Ten years after their bloody conflict over the Falkland Islands, Argentina and Britain are engaged in a painstaking dialogue that Argentines hope will lead eventually to their recovery of the disputed territory.
The two countries cannot avoid a lingering aftertaste of bitterness as they mark the war's 10th anniversary. But both governments seem eager to smooth out rough spots as they negotiate patiently on new measures of accommodation and cooperation.
BACKGROUND: Argentina has never given up its claim to the South Atlantic islands--which it calls the Malvinas--since Britain seized them in 1833. On April 2, 1982, the military government then ruling Argentina invaded the islands, which lie 300 miles from Argentina and 8,000 miles from Britain.
Britain counterattacked with a naval task force, and fighting left more than 900 dead before final British victory on June 14. Democracy returned to Argentina in 1983. London and Buenos Aires resumed full diplomatic ties in 1990.
Still, Britain has steadfastly refused to discuss the issue of sovereignty over the islands. London rejects any proposal opposed by representatives of the 2,000 islanders, who still show symptoms of allergy to all things Argentine. The local island government, for example, wants no transportation links with Argentina, so none are planned.
KEY ISSUES: Commercial flights are expected to begin soon between the islands and Uruguay, just across the River Plate from Buenos Aires.
Argentine officials see that as progress toward re-establishing a link with the island, because it will be easy for islanders landing in Montevideo to pop over to Buenos Aires for shopping or visits with Anglo-Argentine relatives.
Meanwhile, trade between Britain and Argentina has been increasing steadily. And British investors have bought major shares of privatized state enterprises here.
Since last year, the two governments have been cooperating on the conservation of fisheries around the Falklands. A joint commission on petroleum exploration, a key issue in the mending relationship, held its first meeting in February and is to meet again in June.

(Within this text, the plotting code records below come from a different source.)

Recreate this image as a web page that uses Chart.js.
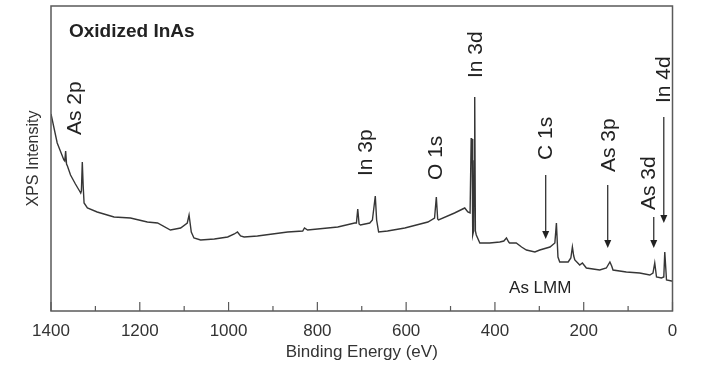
<!DOCTYPE html>
<html><head><meta charset="utf-8">
<script src="https://cdn.jsdelivr.net/npm/chart.js@4"></script>
<style>html,body{margin:0;padding:0;background:#fff}</style>
</head><body>
<canvas id="c" width="707" height="371"></canvas>
<script>
// Spectrum (binding energy in eV, intensity in arbitrary units)
const bindingEnergy = [1400,1386,1371,1369,1367,1365,1363,1356,1345,1337,1333,1331.5,1329.5,1327.5,1325.5,1318,1296,1258,1221,1183,1160,1131,1108,1093,1089,1084,1078,1063,1032,1002,987,980,973,965,935,867,833,829,822,754,716,712,709,706,703,682,676,669.5,666.5,662,642,603,551,536,532,529,527,491,468,461,456,455,453.5,452.5,451.5,450,448,446.5,445.5,444,442,434,412,389,380,374,369,367,352,340,329,310,299,276,265,261.5,258,254,235,229,225.5,222.5,220,209,203,194,164,149,141,137,134,104,74,51,44,40,36,25,19.6,17.4,13.5,2,0];
const intensity = [197,168,151,150,160,147,145,136,127,121,118,120,149,125,108,103,99,94,93,89,88,81,83,88,96,79,73,71,72,74,77,79,75,74,75,79,80,83,81,84,88,88,102,87,86,88,91,115,91,79,80,83,89,93,114,92,91,98,103,99,98,98,173,150,172,76,80,150,214,80,76,68,68,69,70,73,69,68,68,64,61,59,61,64,68,88,54,49,49,53,64,55,51,46,48,43,41,43,49,45,41,39,38,36,38,48,34,33,34,59,31,30,30];

const xTickValues = [1400,1200,1000,800,600,400,200,0];

// Peak labels (rotated), anchored at energy / intensity of text start
const peakLabels = ['As 2p','In 3p','O 1s','In 3d','C 1s','As 3p','As 3d','In 4d'];
const peakLabelEnergy = [1345,691,533,442,285,143,52,19];
const peakLabelBase = [176,135,131,233,151,139,101,208];

// Arrows pointing at peaks
const arrowEnergy = [285.6,145.9,42.2,19.6];
const arrowFrom = [136,126,94,194];
const arrowTo = [72,63,63,88];

const FONT = "'Liberation Sans', Arial, Helvetica, sans-serif";

const annot = {
  id: 'annot',
  afterDatasetsDraw(chart) {
    const {ctx, chartArea: a, scales: {x, y}} = chart;
    ctx.save();
    // frame
    ctx.strokeStyle = '#5a5a5a';
    ctx.lineWidth = 1.5;
    ctx.strokeRect(a.left, a.top, a.right - a.left, a.bottom - a.top);
    // inward ticks
    ctx.lineWidth = 1.2;
    for (let v = 0; v <= 1400; v += 100) {
      const px = x.getPixelForValue(v);
      const len = v % 200 === 0 ? 9 : 5;
      ctx.beginPath();
      ctx.moveTo(px, a.bottom);
      ctx.lineTo(px, a.bottom - len);
      ctx.stroke();
    }
    // title
    ctx.fillStyle = '#222';
    ctx.font = "bold 19px " + FONT;
    ctx.textAlign = 'left';
    ctx.textBaseline = 'alphabetic';
    ctx.fillText('Oxidized InAs', a.left + 18, a.top + 31);
    // As LMM
    ctx.font = "17px " + FONT;
    ctx.textAlign = 'center';
    ctx.fillText('As LMM', x.getPixelForValue(298), y.getPixelForValue(18));
    // rotated peak labels
    ctx.font = "21px " + FONT;
    peakLabels.forEach((t, i) => {
      ctx.save();
      ctx.translate(x.getPixelForValue(peakLabelEnergy[i]), y.getPixelForValue(peakLabelBase[i]));
      ctx.rotate(-Math.PI / 2);
      ctx.textAlign = 'left';
      ctx.textBaseline = 'middle';
      ctx.fillText(t, 0, 0);
      ctx.restore();
    });
    // arrows
    ctx.strokeStyle = '#222';
    ctx.lineWidth = 1.2;
    arrowEnergy.forEach((e, i) => {
      const px = x.getPixelForValue(e);
      const y0 = y.getPixelForValue(arrowFrom[i]);
      const y1 = y.getPixelForValue(arrowTo[i]);
      ctx.beginPath();
      ctx.moveTo(px, y0);
      ctx.lineTo(px, y1 - 6);
      ctx.stroke();
      ctx.beginPath();
      ctx.moveTo(px - 3.5, y1 - 8);
      ctx.lineTo(px + 3.5, y1 - 8);
      ctx.lineTo(px, y1);
      ctx.closePath();
      ctx.fill();
    });
    ctx.restore();
  }
};

new Chart(document.getElementById('c'), {
  type: 'line',
  data: {
    datasets: [{
      data: bindingEnergy.map((e, i) => ({x: e, y: intensity[i]})),
      borderColor: '#363636',
      borderWidth: 1.4,
      pointRadius: 0,
      tension: 0,
      fill: false
    }]
  },
  options: {
    responsive: false,
    animation: false,
    devicePixelRatio: 1,
    layout: {padding: {top: 6, right: 34.5, left: 0, bottom: 0}},
    plugins: {legend: {display: false}, tooltip: {enabled: false}},
    scales: {
      x: {
        type: 'linear', reverse: true, min: 0, max: 1400,
        afterFit: s => { s.height = 60; },
        afterBuildTicks: s => { s.ticks = xTickValues.map(v => ({value: v})); },
        ticks: {color: '#333', font: {family: FONT, size: 17}, padding: 10, maxRotation: 0, autoSkip: false,
                callback: v => String(v)},
        grid: {display: false, drawTicks: false},
        border: {display: false},
        title: {display: true, text: 'Binding Energy (eV)', color: '#333', font: {family: FONT, size: 17}, padding: {top: 0, bottom: 8}}
      },
      y: {
        type: 'linear', min: 0, max: 305,
        afterFit: s => { s.width = 51; },
        ticks: {display: false},
        grid: {display: false, drawTicks: false},
        border: {display: false},
        title: {display: true, text: 'XPS Intensity', color: '#333', font: {family: FONT, size: 16}, padding: {top: 24, bottom: 0}}
      }
    }
  },
  plugins: [annot]
});
</script>
</body></html>
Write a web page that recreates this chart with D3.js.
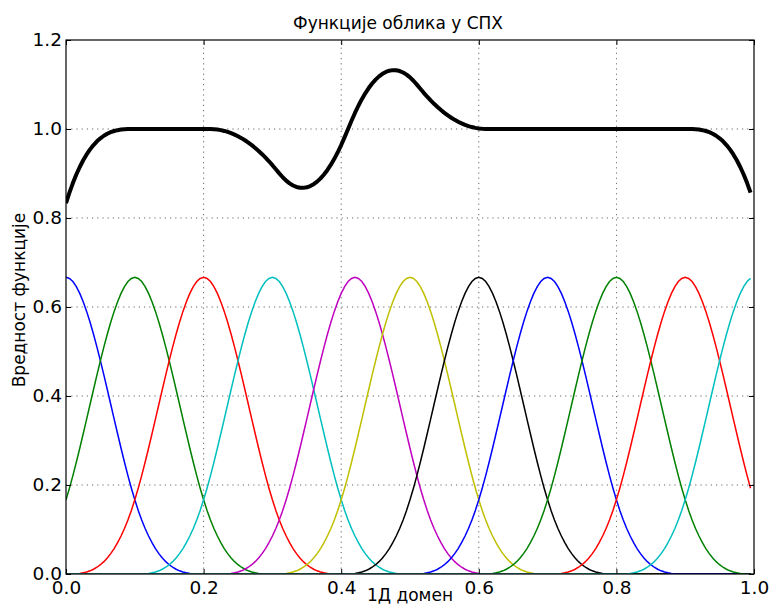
<!DOCTYPE html>
<html>
<head>
<meta charset="utf-8">
<script src="https://cdn.jsdelivr.net/npm/d3@7/dist/d3.min.js"></script>
<style>
  html, body { margin: 0; padding: 0; background: #fff; }
  svg text { font-family: "DejaVu Sans", sans-serif; fill: #000; }
</style>
</head>
<body>
<svg id="chart" width="772" height="605"></svg>
<script>
// Particle positions along the 1D domain and the smoothing length
const particles = [0.0, 0.1, 0.2, 0.3, 0.42, 0.5, 0.6, 0.7, 0.8, 0.9, 1.0];
const smoothingLength = 0.1;
const sampleStart = 0.0, sampleEnd = 0.995, sampleStep = 0.005;
const lineColors = ["#0000ff", "#008000", "#ff0000", "#00bfbf", "#bf00bf", "#bfbf00", "#000000"];
const xTicks = [0.0, 0.2, 0.4, 0.6, 0.8, 1.0];
const yTicks = [0.0, 0.2, 0.4, 0.6, 0.8, 1.0, 1.2];
const titleText = "Функције облика у СПХ";
const xLabelText = "1Д домен";
const yLabelText = "Вредност функције";

// Cubic B-spline kernel (dimensionless, peak 2/3)
function kernel(q) {
  q = Math.abs(q);
  if (q < 1) return 2 / 3 - q * q + 0.5 * q * q * q;
  if (q < 2) return Math.pow(2 - q, 3) / 6;
  return 0;
}

const svg = d3.select("#chart");
const margin = { left: 66, top: 40, right: 18, bottom: 31 };
const W = 772, H = 605;
const x = d3.scaleLinear().domain([0, 1]).range([margin.left, W - margin.right]);
const y = d3.scaleLinear().domain([0, 1.2]).range([H - margin.bottom, margin.top]);

const xs = d3.range(sampleStart, sampleEnd + sampleStep / 2, sampleStep);
const shapes = particles.map(p => xs.map(v => [v, kernel((v - p) / smoothingLength)]));
const total = xs.map((v, i) => [v, d3.sum(shapes, s => s[i][1])]);

svg.append("defs").append("clipPath").attr("id", "plot")
  .append("rect").attr("x", x(0)).attr("y", y(1.2))
  .attr("width", x(1) - x(0)).attr("height", y(0) - y(1.2));

// Dotted grid
const grid = svg.append("g");
const gridStyle = sel => sel.attr("stroke", "#000").attr("stroke-width", 0.8)
  .attr("stroke-dasharray", "1.2,4").attr("opacity", 0.75);
grid.selectAll("line.gx").data(xTicks.slice(1, -1)).join("line")
  .attr("x1", d => x(d)).attr("x2", d => x(d))
  .attr("y1", y(0)).attr("y2", y(1.2)).call(gridStyle);
grid.selectAll("line.gy").data(yTicks.slice(1, -1)).join("line")
  .attr("x1", x(0)).attr("x2", x(1))
  .attr("y1", d => y(d)).attr("y2", d => y(d)).call(gridStyle);

const line = d3.line().x(d => x(d[0])).y(d => y(d[1]));
const plot = svg.append("g").attr("clip-path", "url(#plot)");
plot.selectAll("path.shape").data(shapes).join("path")
  .attr("class", "shape")
  .attr("d", line)
  .attr("fill", "none")
  .attr("stroke", (d, i) => lineColors[i % lineColors.length])
  .attr("stroke-width", 1.5);
plot.append("path").datum(total)
  .attr("d", line).attr("fill", "none")
  .attr("stroke", "#000").attr("stroke-width", 4).attr("stroke-linejoin", "round");

// Axes with inward ticks on all sides
const tickLen = 5;
const fmt = d3.format(".1f");
const axB = svg.append("g").attr("transform", `translate(0,${y(0)})`)
  .call(d3.axisBottom(x).tickValues(xTicks).tickFormat(fmt).tickSizeInner(-tickLen).tickSizeOuter(0).tickPadding(7));
const axT = svg.append("g").attr("transform", `translate(0,${y(1.2)})`)
  .call(d3.axisTop(x).tickValues(xTicks).tickFormat("").tickSizeInner(-tickLen).tickSizeOuter(0));
const axL = svg.append("g").attr("transform", `translate(${x(0)},0)`)
  .call(d3.axisLeft(y).tickValues(yTicks).tickFormat(fmt).tickSizeInner(-tickLen).tickSizeOuter(0).tickPadding(4));
const axR = svg.append("g").attr("transform", `translate(${x(1)},0)`)
  .call(d3.axisRight(y).tickValues(yTicks).tickFormat("").tickSizeInner(-tickLen).tickSizeOuter(0));
[axB, axT, axL, axR].forEach(a => {
  a.select(".domain").remove();
  a.selectAll(".tick line").attr("stroke", "#000").attr("stroke-width", 1);
  a.selectAll("text").attr("font-size", 18.5).attr("font-family", "DejaVu Sans, sans-serif").attr("fill", "#000");
});
axB.selectAll("text").attr("dy", "0.71em");

svg.append("rect").attr("x", x(0)).attr("y", y(1.2))
  .attr("width", x(1) - x(0)).attr("height", y(0) - y(1.2))
  .attr("fill", "none").attr("stroke", "#000").attr("stroke-width", 1.2);

svg.append("text").attr("x", 398).attr("y", 29)
  .attr("text-anchor", "middle").attr("font-size", 17).text(titleText);
svg.append("text").attr("x", (x(0) + x(1)) / 2).attr("y", 601)
  .attr("text-anchor", "middle").attr("font-size", 17).text(xLabelText);
svg.append("text").attr("transform", `translate(25,300) rotate(-90)`)
  .attr("text-anchor", "middle").attr("font-size", 17).text(yLabelText);
</script>
</body>
</html>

Both countries hope to reach some kind of agreement that will permit seismic tests for oil-bearing formations in the disputed undersea territory. Exploration firms are unlikely to accept the work without a clear understanding for dividing oil rights.
But inventing a formula that gets around the sovereignty dispute won't be easy.
OUTLOOK: Argentina hopes that by showing a reasonable attitude on economic issues, it will begin to persuade the British and Falklanders that this country can be a reliable and trusted friend.
At the same time, Argentine authorities predict that their nation's recent successes in strengthening democratic institutions and putting the national economy in order will further contribute to a climate of confidence.
Then could come economic integration between Argentina and the Falklands, the Argentines suggest, and then perhaps talks on sovereignty.
"The moment will come when it will be natural for us to talk about that subject," an Argentine official said.
President Carlos Menem was more emphatic in remarks made on the 10th anniversary of the 1982 invasion: "Sooner or later, maybe before the year 2000, we will recover the Malvinas Islands without shedding a drop of blood."